RECORDS TO PROCESS
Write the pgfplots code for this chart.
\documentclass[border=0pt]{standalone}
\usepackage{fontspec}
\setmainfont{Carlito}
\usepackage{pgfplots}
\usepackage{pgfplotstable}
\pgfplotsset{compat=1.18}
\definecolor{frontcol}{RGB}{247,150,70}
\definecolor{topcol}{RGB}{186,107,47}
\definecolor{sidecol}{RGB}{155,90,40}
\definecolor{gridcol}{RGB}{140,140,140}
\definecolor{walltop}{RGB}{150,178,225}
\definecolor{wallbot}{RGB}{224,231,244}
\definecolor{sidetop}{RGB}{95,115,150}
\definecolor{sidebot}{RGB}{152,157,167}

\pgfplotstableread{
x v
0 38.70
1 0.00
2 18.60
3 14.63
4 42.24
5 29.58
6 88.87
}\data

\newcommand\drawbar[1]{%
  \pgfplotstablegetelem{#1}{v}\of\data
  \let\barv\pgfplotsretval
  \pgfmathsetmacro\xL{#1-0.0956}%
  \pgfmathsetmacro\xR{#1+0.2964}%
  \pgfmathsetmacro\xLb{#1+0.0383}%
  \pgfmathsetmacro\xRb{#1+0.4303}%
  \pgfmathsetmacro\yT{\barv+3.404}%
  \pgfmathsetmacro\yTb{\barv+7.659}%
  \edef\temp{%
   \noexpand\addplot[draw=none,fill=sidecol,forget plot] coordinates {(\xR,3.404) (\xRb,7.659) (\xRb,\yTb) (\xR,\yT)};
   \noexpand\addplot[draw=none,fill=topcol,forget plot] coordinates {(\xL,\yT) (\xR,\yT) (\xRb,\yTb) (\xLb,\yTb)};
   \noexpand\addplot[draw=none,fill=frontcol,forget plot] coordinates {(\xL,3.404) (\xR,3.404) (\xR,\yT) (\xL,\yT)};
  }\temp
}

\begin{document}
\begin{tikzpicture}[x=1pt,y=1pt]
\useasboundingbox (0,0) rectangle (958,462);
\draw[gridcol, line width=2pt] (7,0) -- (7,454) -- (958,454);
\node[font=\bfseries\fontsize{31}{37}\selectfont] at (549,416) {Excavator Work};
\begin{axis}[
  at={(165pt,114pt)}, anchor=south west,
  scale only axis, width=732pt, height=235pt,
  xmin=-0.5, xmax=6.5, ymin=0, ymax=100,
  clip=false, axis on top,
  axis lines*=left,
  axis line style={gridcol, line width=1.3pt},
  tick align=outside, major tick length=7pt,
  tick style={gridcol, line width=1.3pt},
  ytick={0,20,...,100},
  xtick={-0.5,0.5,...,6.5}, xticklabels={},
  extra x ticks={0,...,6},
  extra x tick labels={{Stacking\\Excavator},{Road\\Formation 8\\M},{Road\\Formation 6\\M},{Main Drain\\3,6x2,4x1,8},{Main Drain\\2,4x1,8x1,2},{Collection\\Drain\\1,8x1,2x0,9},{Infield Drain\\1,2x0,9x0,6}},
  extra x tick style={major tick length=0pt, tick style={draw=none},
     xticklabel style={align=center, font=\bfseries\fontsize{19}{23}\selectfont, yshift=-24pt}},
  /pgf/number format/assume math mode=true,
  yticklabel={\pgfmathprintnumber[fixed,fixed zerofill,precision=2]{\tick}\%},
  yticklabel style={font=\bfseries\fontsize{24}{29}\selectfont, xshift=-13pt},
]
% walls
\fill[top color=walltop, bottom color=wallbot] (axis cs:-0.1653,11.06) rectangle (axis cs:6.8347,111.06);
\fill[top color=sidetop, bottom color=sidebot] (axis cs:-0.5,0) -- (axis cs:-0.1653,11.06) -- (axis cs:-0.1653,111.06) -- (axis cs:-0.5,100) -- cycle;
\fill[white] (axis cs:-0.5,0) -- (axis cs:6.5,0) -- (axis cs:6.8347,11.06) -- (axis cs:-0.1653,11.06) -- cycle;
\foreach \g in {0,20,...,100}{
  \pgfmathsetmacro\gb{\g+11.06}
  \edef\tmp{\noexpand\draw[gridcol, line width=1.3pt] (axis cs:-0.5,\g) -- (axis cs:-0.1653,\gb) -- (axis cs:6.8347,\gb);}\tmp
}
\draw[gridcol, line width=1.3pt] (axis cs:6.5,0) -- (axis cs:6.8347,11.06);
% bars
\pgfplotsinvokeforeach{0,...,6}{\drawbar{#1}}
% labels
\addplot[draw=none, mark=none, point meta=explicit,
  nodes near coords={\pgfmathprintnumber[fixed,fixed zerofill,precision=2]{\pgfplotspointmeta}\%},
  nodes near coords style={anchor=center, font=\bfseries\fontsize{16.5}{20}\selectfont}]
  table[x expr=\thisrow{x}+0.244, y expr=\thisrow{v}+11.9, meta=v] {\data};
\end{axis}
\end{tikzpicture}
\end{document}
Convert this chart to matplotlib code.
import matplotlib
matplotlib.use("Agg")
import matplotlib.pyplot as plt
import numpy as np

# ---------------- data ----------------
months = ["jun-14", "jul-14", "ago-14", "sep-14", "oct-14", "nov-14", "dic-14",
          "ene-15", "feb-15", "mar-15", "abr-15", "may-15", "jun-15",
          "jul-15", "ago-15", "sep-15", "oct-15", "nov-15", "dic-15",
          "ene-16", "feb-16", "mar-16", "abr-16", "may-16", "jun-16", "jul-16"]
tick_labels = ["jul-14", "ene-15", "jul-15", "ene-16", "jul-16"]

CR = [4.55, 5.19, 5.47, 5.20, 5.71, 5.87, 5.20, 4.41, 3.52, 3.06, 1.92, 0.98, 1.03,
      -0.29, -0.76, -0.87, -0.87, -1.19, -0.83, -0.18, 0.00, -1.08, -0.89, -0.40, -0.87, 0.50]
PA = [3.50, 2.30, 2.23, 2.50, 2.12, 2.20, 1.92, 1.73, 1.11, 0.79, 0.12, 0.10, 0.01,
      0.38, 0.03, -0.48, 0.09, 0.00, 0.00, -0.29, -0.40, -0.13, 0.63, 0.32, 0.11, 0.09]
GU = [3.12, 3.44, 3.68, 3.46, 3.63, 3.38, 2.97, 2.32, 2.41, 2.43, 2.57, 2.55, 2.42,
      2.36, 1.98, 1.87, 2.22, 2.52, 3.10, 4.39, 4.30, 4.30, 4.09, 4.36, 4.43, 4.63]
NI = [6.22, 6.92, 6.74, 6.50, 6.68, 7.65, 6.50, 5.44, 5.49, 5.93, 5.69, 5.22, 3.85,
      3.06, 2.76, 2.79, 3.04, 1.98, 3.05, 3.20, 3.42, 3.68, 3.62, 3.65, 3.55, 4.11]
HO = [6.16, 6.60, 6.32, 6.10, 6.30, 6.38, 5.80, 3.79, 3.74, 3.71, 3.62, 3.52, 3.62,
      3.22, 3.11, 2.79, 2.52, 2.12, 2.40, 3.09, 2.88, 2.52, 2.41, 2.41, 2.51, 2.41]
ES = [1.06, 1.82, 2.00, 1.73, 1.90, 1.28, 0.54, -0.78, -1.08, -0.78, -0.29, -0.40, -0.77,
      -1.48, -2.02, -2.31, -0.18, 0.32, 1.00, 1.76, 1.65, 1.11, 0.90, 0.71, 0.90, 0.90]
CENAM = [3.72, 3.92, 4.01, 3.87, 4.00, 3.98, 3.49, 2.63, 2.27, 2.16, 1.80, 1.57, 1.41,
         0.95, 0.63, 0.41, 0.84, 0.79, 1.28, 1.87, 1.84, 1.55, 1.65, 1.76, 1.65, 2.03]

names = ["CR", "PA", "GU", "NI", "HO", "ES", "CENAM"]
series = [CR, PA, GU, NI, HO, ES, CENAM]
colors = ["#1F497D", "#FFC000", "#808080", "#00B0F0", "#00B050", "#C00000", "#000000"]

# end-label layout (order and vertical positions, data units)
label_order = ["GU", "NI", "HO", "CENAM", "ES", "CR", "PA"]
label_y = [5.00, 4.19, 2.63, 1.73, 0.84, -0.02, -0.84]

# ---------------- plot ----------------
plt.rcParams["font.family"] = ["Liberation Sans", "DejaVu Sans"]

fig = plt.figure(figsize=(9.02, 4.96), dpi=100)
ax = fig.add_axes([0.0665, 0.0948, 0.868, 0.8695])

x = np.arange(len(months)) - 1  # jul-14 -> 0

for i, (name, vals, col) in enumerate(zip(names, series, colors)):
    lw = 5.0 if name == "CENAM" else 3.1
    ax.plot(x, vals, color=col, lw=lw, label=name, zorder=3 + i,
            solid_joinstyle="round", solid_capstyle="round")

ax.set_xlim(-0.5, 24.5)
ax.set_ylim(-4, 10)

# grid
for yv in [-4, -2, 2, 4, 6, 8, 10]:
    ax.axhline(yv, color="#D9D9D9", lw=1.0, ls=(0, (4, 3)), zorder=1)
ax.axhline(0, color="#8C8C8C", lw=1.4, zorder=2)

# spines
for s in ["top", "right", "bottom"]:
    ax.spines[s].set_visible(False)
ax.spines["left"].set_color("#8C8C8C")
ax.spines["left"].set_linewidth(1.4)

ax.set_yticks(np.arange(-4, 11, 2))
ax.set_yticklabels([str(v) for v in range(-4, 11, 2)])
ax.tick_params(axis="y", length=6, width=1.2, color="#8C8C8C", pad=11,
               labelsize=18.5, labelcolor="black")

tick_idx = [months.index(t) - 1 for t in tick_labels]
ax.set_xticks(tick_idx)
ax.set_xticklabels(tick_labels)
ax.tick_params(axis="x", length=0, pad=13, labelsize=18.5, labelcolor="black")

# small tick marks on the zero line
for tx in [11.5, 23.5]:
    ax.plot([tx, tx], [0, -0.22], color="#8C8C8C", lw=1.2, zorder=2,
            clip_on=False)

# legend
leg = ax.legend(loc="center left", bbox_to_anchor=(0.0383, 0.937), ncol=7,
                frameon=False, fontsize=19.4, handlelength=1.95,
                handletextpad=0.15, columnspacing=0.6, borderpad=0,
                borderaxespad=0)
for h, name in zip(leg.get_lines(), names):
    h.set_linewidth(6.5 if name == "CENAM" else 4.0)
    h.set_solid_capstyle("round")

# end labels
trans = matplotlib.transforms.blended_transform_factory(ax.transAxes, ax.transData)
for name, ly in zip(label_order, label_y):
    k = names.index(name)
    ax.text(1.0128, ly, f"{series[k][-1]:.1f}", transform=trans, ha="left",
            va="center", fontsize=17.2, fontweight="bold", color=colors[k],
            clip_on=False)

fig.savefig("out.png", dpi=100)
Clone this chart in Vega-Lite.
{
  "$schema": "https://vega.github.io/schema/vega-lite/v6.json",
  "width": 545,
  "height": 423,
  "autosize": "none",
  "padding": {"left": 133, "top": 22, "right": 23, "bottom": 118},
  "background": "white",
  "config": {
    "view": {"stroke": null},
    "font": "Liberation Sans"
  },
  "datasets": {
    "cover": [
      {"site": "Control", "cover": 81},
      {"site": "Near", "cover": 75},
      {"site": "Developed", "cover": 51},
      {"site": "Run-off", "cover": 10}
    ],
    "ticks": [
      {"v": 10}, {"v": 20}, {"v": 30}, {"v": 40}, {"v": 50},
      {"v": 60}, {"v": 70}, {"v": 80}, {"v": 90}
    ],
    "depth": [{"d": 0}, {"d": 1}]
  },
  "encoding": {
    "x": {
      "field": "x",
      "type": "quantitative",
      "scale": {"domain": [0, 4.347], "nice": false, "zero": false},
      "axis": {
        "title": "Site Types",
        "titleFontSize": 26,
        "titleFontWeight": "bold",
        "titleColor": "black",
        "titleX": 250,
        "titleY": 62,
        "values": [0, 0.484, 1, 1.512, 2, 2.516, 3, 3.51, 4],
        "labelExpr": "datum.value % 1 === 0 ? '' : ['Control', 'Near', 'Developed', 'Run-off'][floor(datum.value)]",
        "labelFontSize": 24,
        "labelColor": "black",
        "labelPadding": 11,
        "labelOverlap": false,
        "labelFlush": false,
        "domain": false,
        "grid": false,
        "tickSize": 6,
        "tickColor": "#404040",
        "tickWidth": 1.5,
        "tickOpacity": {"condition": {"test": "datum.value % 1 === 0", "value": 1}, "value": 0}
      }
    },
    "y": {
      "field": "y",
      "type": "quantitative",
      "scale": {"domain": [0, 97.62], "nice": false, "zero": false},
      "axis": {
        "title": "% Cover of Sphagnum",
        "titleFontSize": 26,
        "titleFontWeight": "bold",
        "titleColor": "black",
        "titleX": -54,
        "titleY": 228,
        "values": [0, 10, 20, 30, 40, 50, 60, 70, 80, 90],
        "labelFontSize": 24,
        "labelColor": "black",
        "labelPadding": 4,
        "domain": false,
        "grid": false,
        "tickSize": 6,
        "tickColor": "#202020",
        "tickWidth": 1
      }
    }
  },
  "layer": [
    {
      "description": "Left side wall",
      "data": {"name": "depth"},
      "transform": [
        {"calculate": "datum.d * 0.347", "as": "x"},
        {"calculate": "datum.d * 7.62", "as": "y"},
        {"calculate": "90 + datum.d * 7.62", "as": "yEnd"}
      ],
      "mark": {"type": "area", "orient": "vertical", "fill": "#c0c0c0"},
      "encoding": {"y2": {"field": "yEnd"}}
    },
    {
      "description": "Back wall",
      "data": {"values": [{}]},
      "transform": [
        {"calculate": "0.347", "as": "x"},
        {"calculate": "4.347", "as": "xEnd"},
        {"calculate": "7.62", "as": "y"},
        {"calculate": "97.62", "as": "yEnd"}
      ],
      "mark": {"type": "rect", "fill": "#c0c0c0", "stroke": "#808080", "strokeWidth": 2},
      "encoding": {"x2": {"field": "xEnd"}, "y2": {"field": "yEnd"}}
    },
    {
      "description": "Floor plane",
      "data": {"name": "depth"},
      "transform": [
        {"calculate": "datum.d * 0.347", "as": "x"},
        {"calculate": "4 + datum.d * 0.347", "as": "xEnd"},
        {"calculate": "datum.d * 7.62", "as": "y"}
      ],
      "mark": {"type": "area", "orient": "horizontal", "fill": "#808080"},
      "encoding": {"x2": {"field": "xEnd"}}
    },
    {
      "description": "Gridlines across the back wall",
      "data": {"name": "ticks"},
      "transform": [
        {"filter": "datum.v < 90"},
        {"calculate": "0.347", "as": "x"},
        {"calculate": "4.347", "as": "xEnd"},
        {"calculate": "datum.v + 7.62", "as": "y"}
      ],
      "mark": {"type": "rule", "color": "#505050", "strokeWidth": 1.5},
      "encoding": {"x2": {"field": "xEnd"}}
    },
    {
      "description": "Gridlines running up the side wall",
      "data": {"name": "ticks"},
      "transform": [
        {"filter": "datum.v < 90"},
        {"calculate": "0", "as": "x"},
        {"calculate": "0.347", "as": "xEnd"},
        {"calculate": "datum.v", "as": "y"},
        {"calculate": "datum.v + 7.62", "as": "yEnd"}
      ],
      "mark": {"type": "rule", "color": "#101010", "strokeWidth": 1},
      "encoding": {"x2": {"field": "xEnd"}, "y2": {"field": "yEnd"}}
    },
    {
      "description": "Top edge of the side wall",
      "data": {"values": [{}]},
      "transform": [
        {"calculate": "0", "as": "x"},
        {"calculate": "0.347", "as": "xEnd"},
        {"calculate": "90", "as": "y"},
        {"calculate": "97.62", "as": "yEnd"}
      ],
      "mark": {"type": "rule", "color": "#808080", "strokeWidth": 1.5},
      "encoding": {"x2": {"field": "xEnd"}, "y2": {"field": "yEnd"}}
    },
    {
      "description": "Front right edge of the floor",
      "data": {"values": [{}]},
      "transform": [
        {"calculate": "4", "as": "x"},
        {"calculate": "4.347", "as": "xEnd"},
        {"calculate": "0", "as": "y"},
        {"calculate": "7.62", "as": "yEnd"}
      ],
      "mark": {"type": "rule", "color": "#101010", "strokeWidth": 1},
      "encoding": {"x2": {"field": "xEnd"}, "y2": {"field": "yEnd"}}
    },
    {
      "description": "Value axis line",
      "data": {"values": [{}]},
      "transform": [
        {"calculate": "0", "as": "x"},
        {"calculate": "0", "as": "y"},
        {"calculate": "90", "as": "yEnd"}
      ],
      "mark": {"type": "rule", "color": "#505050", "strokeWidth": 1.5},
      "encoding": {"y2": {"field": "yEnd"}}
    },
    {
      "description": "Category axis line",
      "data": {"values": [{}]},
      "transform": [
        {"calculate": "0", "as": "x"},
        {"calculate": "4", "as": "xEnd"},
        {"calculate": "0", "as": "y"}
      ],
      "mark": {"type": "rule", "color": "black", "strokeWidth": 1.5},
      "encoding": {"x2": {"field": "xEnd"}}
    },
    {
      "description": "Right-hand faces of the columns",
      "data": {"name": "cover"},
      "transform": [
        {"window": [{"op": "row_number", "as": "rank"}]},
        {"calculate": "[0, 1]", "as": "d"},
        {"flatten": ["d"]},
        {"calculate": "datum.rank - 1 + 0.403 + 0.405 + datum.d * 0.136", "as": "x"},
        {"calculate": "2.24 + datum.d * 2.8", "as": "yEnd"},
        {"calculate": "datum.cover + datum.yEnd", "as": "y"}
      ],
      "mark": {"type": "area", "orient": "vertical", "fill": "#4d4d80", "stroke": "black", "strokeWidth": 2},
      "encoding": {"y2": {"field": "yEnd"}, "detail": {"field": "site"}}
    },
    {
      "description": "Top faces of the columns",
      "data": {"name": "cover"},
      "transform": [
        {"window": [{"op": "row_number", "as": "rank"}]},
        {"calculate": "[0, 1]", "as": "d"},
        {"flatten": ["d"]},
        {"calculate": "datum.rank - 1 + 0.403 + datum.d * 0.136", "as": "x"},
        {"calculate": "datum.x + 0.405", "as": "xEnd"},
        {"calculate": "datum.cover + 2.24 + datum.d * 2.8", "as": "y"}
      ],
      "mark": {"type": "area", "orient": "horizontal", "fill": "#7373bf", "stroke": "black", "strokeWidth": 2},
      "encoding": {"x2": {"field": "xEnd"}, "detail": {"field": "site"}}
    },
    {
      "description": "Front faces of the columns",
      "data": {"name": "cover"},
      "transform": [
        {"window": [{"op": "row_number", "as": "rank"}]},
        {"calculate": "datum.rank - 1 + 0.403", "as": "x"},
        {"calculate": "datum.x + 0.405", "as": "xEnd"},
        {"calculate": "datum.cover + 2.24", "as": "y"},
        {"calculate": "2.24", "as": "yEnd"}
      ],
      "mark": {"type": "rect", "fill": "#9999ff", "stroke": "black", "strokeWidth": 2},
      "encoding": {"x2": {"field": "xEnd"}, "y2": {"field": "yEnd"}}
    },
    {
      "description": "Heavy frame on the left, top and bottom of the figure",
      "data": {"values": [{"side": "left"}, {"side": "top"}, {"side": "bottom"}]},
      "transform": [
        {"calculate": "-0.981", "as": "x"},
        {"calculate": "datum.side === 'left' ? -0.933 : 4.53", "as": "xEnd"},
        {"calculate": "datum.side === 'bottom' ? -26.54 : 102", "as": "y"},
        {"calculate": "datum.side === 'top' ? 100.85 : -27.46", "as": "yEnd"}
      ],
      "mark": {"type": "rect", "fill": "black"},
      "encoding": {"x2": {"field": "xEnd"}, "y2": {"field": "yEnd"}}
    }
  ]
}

EXERCISE PROMPT
From the entries above, copy every line containing the word "matplotlib".

OUTPUT OF THE EXERCISE
Convert this chart to matplotlib code.
import matplotlib
matplotlib.use("Agg")
import matplotlib.pyplot as plt
trans = matplotlib.transforms.blended_transform_factory(ax.transAxes, ax.transData)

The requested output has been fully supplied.